Last updated: September 13, 2010 - 8:43am
The cable industry is facing a billion-dollar question. Broadcasters, led by CBS, are closing deals with operators that will put CBS on course to achieve its goal of getting $250 million cash for retransmitting its signals. But so lofty a goal carries a related issue: That tab will have to get paid somehow. And therein lies the question -- or questions. Will these retrans dollars -- estimated to hit $1.3 billion by 2012, according to SNL Kagan -- come out of distributor profits? Will cable networks take cuts or smaller increases in their monthly subscriber fees? Will customers pay through the nose with skyrocketing cable bills? Or will spiraling programming costs lead to a change in the way cable channels are bundled and sold to subscribers, as distributors brace for new video challenges from Apple, Google and Amazon?
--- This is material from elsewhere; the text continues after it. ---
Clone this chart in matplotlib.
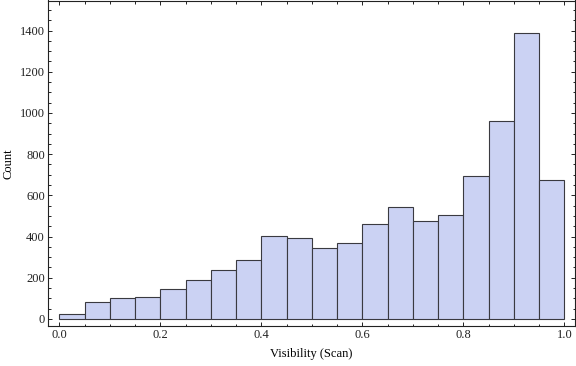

It is, as everyone in the business knows, a relatively new dilemma. Not long ago, cable operators were tough, tight-fisted negotiators, vowing not to pay cash for retransmission consent as laid out in the Communications Act of 1992. But in recent years, broadcasters have been cashing in. Last week, Time Warner Cable and The Walt Disney Co. were able to come to a settlement on a new retransmission consent deal that included at least 50 cents per subscriber for ABC's owned stations, higher fees for Disney's cable channels and carriage of several new services. Even though the deal appeared to be settled much more peaceably than a slew of divisive deals of late, it was clear the cable operator felt that the rules surrounding retrans gave broadcasters an unfair advantage at the bargaining table.